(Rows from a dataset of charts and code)
** Start **

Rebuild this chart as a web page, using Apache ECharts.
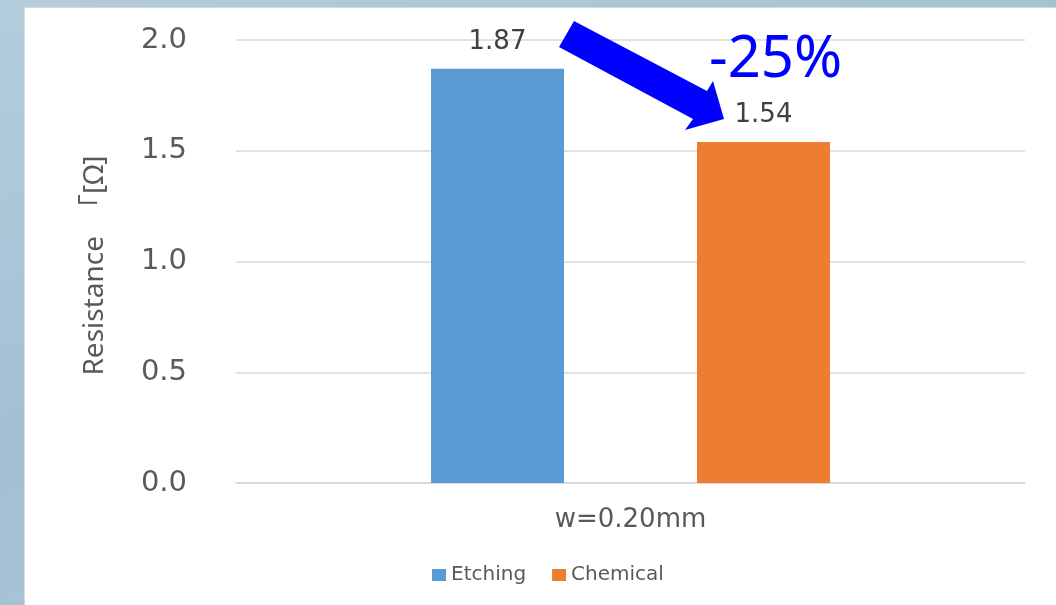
<!DOCTYPE html>
<html>
<head>
<meta charset="utf-8">
<script src="https://cdn.jsdelivr.net/npm/echarts@6/dist/echarts.min.js"></script>
<style>
  html, body { margin: 0; padding: 0; width: 1056px; height: 605px; overflow: hidden; }
  body { background: linear-gradient(160deg, #b3cddd 0%, #a3c0d3 45%, #afc9da 100%); position: relative; }
  #panel { position: absolute; left: 24px; top: 7px; right: 0; bottom: 0; background: #fff; border-left: 1px solid #d8d8d8; border-top: 1px solid #d8d8d8; }
  #chart { position: absolute; left: 0; top: 0; width: 1056px; height: 605px; }
</style>
</head>
<body>
<div id="panel"></div>
<div id="chart"></div>
<script>
// Resistance by process for a 0.20 mm wide trace
const categories = ['w=0.20mm'];
const seriesNames = ['Etching', 'Chemical'];
const etchingValues = [1.87];
const chemicalValues = [1.54];
const yTicks = [0, 0.5, 1.0, 1.5, 2.0];
const yAxisTitle = 'Resistance　「[Ω]';
const changeLabel = '-25%';

const textGrey = '#595959';
const wideFont = '"DejaVu Sans", "Noto Sans", sans-serif';
const plainFont = '"Noto Sans", "Noto Sans CJK JP", sans-serif';

const chart = echarts.init(document.getElementById('chart'), null, { renderer: 'canvas' });

const barLabel = {
  show: true,
  position: 'top',
  distance: 14,
  fontSize: 26,
  color: '#404040',
  fontFamily: wideFont,
  formatter: p => p.value.toFixed(2)
};

chart.setOption({
  backgroundColor: 'transparent',
  animation: false,
  textStyle: { fontFamily: wideFont },
  grid: { left: 236, right: 31, top: 40, bottom: 122 },
  legend: {
    data: seriesNames,
    top: 560,
    left: 427,
    icon: 'rect',
    itemWidth: 14,
    itemHeight: 12,
    itemGap: 26,
    textStyle: { fontSize: 20, color: textGrey, fontFamily: wideFont }
  },
  xAxis: {
    type: 'category',
    data: categories,
    axisLine: { lineStyle: { color: '#d9d9d9', width: 1.5 } },
    axisTick: { show: false },
    axisLabel: { fontSize: 26, color: textGrey, margin: 24, fontFamily: wideFont }
  },
  yAxis: {
    type: 'value',
    min: yTicks[0],
    max: yTicks[yTicks.length - 1],
    interval: yTicks[1] - yTicks[0],
    name: yAxisTitle,
    nameLocation: 'middle',
    nameGap: 127,
    nameTextStyle: { fontSize: 28, color: textGrey, fontFamily: plainFont, padding: [0, 8, 0, 0] },
    axisLine: { show: false },
    axisTick: { show: false },
    axisLabel: {
      fontSize: 29,
      color: textGrey,
      margin: 49,
      fontFamily: wideFont,
      formatter: v => v.toFixed(1)
    },
    splitLine: { lineStyle: { color: '#d9d9d9', width: 1.5 } }
  },
  series: [
    {
      name: seriesNames[0],
      type: 'bar',
      data: etchingValues,
      barWidth: 133,
      barGap: '100%',
      itemStyle: { color: '#5b9bd5' },
      label: barLabel
    },
    {
      name: seriesNames[1],
      type: 'bar',
      data: chemicalValues,
      barWidth: 133,
      barGap: '100%',
      itemStyle: { color: '#ed7d31' },
      label: barLabel
    }
  ],
  graphic: [
    {
      // callout arrow pointing from the etching result down to the chemical result
      type: 'polygon',
      z: 100,
      shape: {
        points: [[574, 21], [707, 91], [713, 81], [724, 119], [685, 130], [693, 119], [559, 47]]
      },
      style: { fill: '#0000ff' }
    },
    {
      type: 'text',
      z: 100,
      left: 709,
      top: 31,
      style: {
        text: changeLabel,
        fontSize: 58,
        fill: '#0000ff',
        fontFamily: plainFont
      }
    }
  ]
});
</script>
</body>
</html>
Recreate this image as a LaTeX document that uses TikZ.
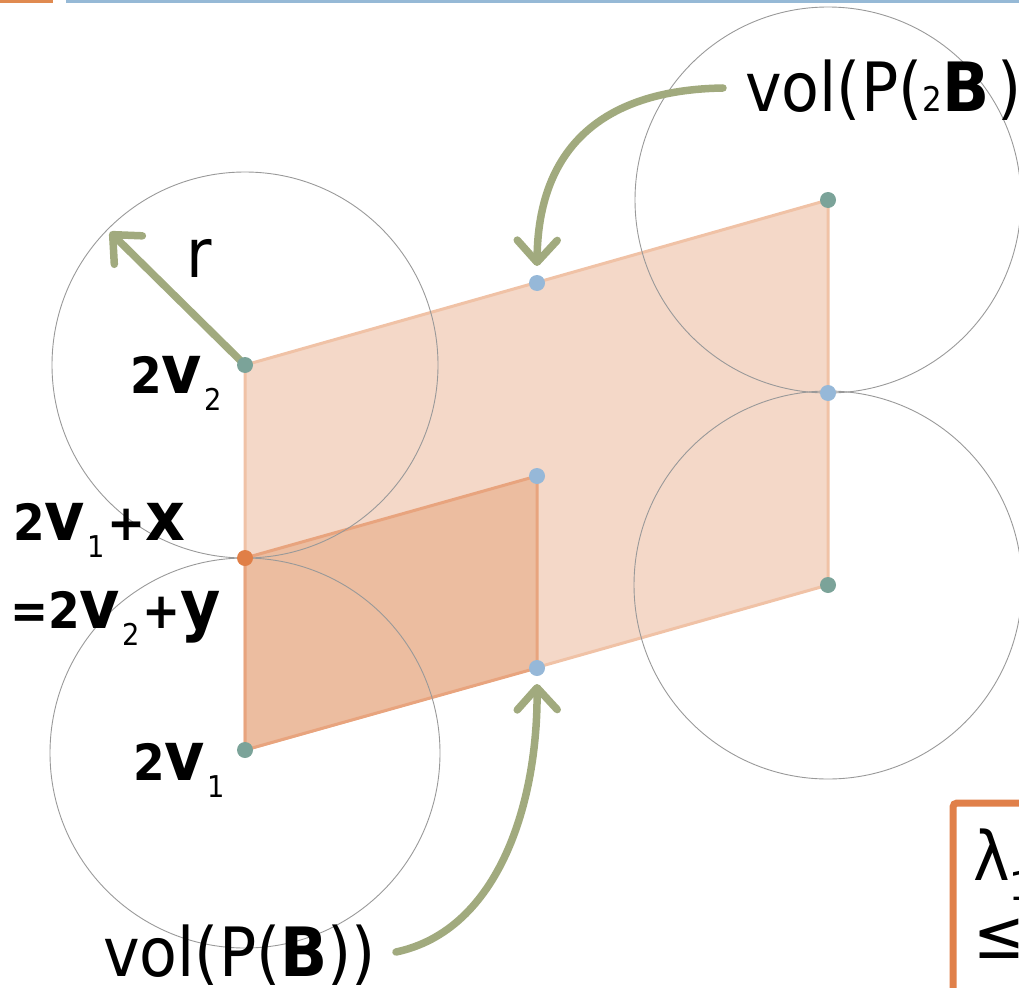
\documentclass[tikz,border=0pt]{standalone}
\usepackage{fontspec}
\setmainfont{DejaVu Sans}[FakeStretch=0.91]
\usetikzlibrary{arrows.meta}
\definecolor{olive}{HTML}{A1AA7E}
\definecolor{bigfill}{HTML}{F4D8C8}
\definecolor{bigedge}{HTML}{F0C2A6}
\definecolor{smallfill}{HTML}{ECBDA0}
\definecolor{smalledge}{HTML}{E8A47E}
\definecolor{dotgreen}{HTML}{7BA399}
\definecolor{dotblue}{HTML}{96B8D8}
\definecolor{dotorange}{HTML}{E07F47}
\definecolor{barorange}{HTML}{E08A50}
\definecolor{barblue}{HTML}{96B9D6}
\definecolor{boxorange}{HTML}{E0804A}
\definecolor{circgray}{HTML}{999999}
\newcommand{\mainsz}{\fontsize{50}{60}\selectfont}
\newcommand{\bigsz}{\fontsize{68}{80}\selectfont}
\newcommand{\subsz}{\fontsize{30}{36}\selectfont}
\newcommand{\bvec}[1]{{\bigsz\bfseries #1}}
\newcommand{\lsub}[1]{\kern2pt\raisebox{-17pt}{\subsz\mdseries #1}\kern3pt}
\tikzset{
  x=1pt, y=-1pt,
  dot/.style={circle, inner sep=0pt, minimum size=16pt, fill=#1},
  lbl/.style={anchor=base west, inner sep=0pt, font=\mainsz\bfseries},
  big/.style={anchor=base west, inner sep=0pt, font=\bigsz},
  ring/.style={draw=circgray, line width=0.9pt},
  pointer/.style={draw=olive, line width=7.5pt, line cap=round,
    -{Straight Barb[length=22pt, width=40pt, line cap=round, line join=round]}},
}
\begin{document}
\begin{tikzpicture}
\useasboundingbox (0,0) rectangle (1019,987);
\clip (0,0) rectangle (1019,987);
% top bars
\fill[barorange] (0,0) rectangle (53,3.5);
\fill[barblue] (66,0) rectangle (1019,3.5);
% lattice points
\coordinate (v1) at (245,750);
\coordinate (v2) at (245,365);
\coordinate (m) at (245,558);
\coordinate (b1) at (537,668);
\coordinate (b2) at (537,476);
\coordinate (b3) at (537,283);
\coordinate (b4) at (828,393);
\coordinate (g1) at (828,585);
\coordinate (g2) at (828,200);
\coordinate (rtip) at (110,232);
% parallelograms
\filldraw[fill=bigfill, draw=bigedge, line width=3pt, line join=round]
  (v1) -- (g1) -- (g2) -- (v2) -- cycle;
\filldraw[fill=smallfill, draw=smalledge, line width=3pt, line join=round]
  (v1) -- (b1) -- (b2) -- (m) -- cycle;
% circles
\draw[ring] (v2) circle[radius=193];
\draw[ring] (245,753) circle[radius=195];
\draw[ring] (g2) circle[radius=193];
\draw[ring] (g1) circle[radius=194];
% lambda box
\draw[boxorange, line width=7pt, rounded corners=4pt] (953,803) rectangle (1200,1200);
\node[big] (lam) at (973,880) {λ\raisebox{-20pt}{\fontsize{40}{48}\selectfont 1}};
\node[big] (leq) at (973,958) {≤};
% labels
\node[big] (vol2) at (745,112) {vol(P({\fontsize{34}{40}\selectfont 2}\textbf{B}\kern8pt)};
\node[big] (vol1) at (103,976) {vol(P(\textbf{B}))};
\node[big] (rl) at (186,277) {r};
\node[lbl] (l2v2) at (130,393) {2\bvec{v}\lsub{2}};
\node[lbl] (l2v1x) at (13,540) {2\bvec{v}\lsub{1}+\bvec{x}};
\node[lbl] (l2v2y) at (10,628) {=2\bvec{v}\lsub{2}+\bvec{y}};
\node[lbl] (l2v1) at (133,780) {2\bvec{v}\lsub{1}};
% arrows
\draw[pointer] (v2) -- (rtip);
\coordinate (s2) at (723,88);
\coordinate (e2) at (537,266);
\draw[pointer] (s2) .. controls (600,90) and (538,150) .. (e2);
\coordinate (s1) at (396,952);
\coordinate (e1) at (537,684);
\draw[pointer] (s1) .. controls (500,930) and (538,800) .. (e1);
% dots
\node[dot=dotgreen] (n1) at (v1) {};
\node[dot=dotgreen] (n2) at (v2) {};
\node[dot=dotorange] (n3) at (m) {};
\node[dot=dotblue] (n4) at (b1) {};
\node[dot=dotblue] (n5) at (b2) {};
\node[dot=dotblue] (n6) at (b3) {};
\node[dot=dotblue] (n7) at (b4) {};
\node[dot=dotgreen] (n8) at (g1) {};
\node[dot=dotgreen] (n9) at (g2) {};
\end{tikzpicture}
\end{document}
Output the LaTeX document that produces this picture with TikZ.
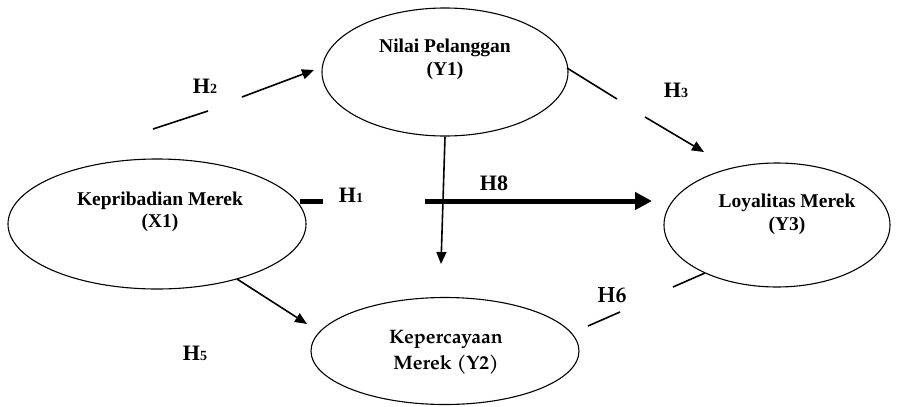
\documentclass[tikz,border=0pt]{standalone}
\usepackage{fontspec}
\setmainfont{Liberation Serif}
\newfontfamily\pala{TeX Gyre Pagella}
\usetikzlibrary{arrows.meta,shapes.geometric}

\tikzset{
  construct/.style={draw, ellipse, line width=1.1pt, inner sep=0pt},
  lbl/.style={anchor=base, inner sep=0pt, font=\bfseries\fontsize{19.5}{22}\selectfont},
  lblp/.style={anchor=base, inner sep=0pt, font=\pala\bfseries\fontsize{19.5}{22}\selectfont},
  hyp/.style={anchor=base, inner sep=0pt, font=\bfseries\fontsize{22}{24}\selectfont},
  hypp/.style={anchor=base, inner sep=0pt, font=\pala\bfseries\fontsize{22}{24}\selectfont},
  link/.style={line width=1.6pt},
  path/.style={line width=1.6pt, -{Triangle[length=12pt,width=10pt]}},
  bold path/.style={line width=5pt, -{Triangle[length=17pt,width=17pt]}},
}
\newcommand{\sub}[1]{{\fontsize{14}{16}\selectfont #1}}

\begin{document}
\begin{tikzpicture}[x=1pt,y=-1pt]
  \useasboundingbox (0,0) rectangle (906,407);

  % constructs
  \node[construct, minimum width=298pt, minimum height=130pt] (X1) at (157,224) {};
  \node[construct, minimum width=246pt, minimum height=128pt] (Y1) at (445,72) {};
  \node[construct, minimum width=226pt, minimum height=124pt] (Y3) at (777,225) {};
  \node[construct, minimum width=268pt, minimum height=107pt] (Y2) at (445,351) {};

  % construct names
  \node[lbl] (X1a) at (160,205) {Kepribadian Merek};
  \node[lbl] (X1b) at (160,227) {(X1)};
  \node[lbl] (Y1a) at (445,52) {Nilai Pelanggan};
  \node[lbl] (Y1b) at (445,75) {(Y1)};
  \node[lbl] (Y3a) at (787,207) {Loyalitas Merek};
  \node[lbl] (Y3b) at (787,230) {(Y3)};
  \node[lblp] (Y2a) at (446,343) {Kepercayaan};
  \node[lblp] (Y2b) at (446,369) {Merek (Y2)};

  % hypothesis labels
  \node[hyp] (h2) at (205,93) {H\sub{2}};
  \node[hyp] (h3) at (676,97) {H\sub{3}};
  \node[hyp] (h1) at (351,202) {H\sub{1}};
  \node[hyp] (h8) at (494,190) {H8};
  \node[hyp] (h5) at (195,360) {H\sub{5}};
  \node[hypp] (h6) at (612,302) {H6};

  % segment end points
  \coordinate (a1) at (153,129);  \coordinate (a2) at (208,111);
  \coordinate (a3) at (242,97);   \coordinate (a4) at (314,70);
  \coordinate (b1) at (567,68);   \coordinate (b2) at (617,99);
  \coordinate (b3) at (645,117);  \coordinate (b4) at (704,152);
  \coordinate (c1) at (300,201);  \coordinate (c2) at (323,201);
  \coordinate (c3) at (425,201);  \coordinate (c4) at (652,201);
  \coordinate (d1) at (445,137);  \coordinate (d2) at (441,264);
  \coordinate (e1) at (237,279);  \coordinate (e2) at (307,324);
  \coordinate (f1) at (705,273);  \coordinate (f2) at (673,287);
  \coordinate (f3) at (620,312);  \coordinate (f4) at (588,326);

  % H2: X1 -> Y1
  \draw[link] (a1) -- (a2);
  \draw[path] (a3) -- (a4);
  % H3: Y1 -> Y3
  \draw[link] (b1) -- (b2);
  \draw[path] (b3) -- (b4);
  % H1 / H8: X1 -> Y3
  \draw[line width=5pt] (c1) -- (c2);
  \draw[bold path] (c3) -- (c4);
  % Y1 -> Y2
  \draw[path] (d1) -- (d2);
  % H5: X1 -> Y2
  \draw[path] (e1) -- (e2);
  % H6: Y2 -- Y3
  \draw[link] (f1) -- (f2);
  \draw[link] (f3) -- (f4);
\end{tikzpicture}
\end{document}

** End **

■ Set task: Check each line of the data above for the word "that" and say how many lines have it. Give the number alone.

■ Full response: 2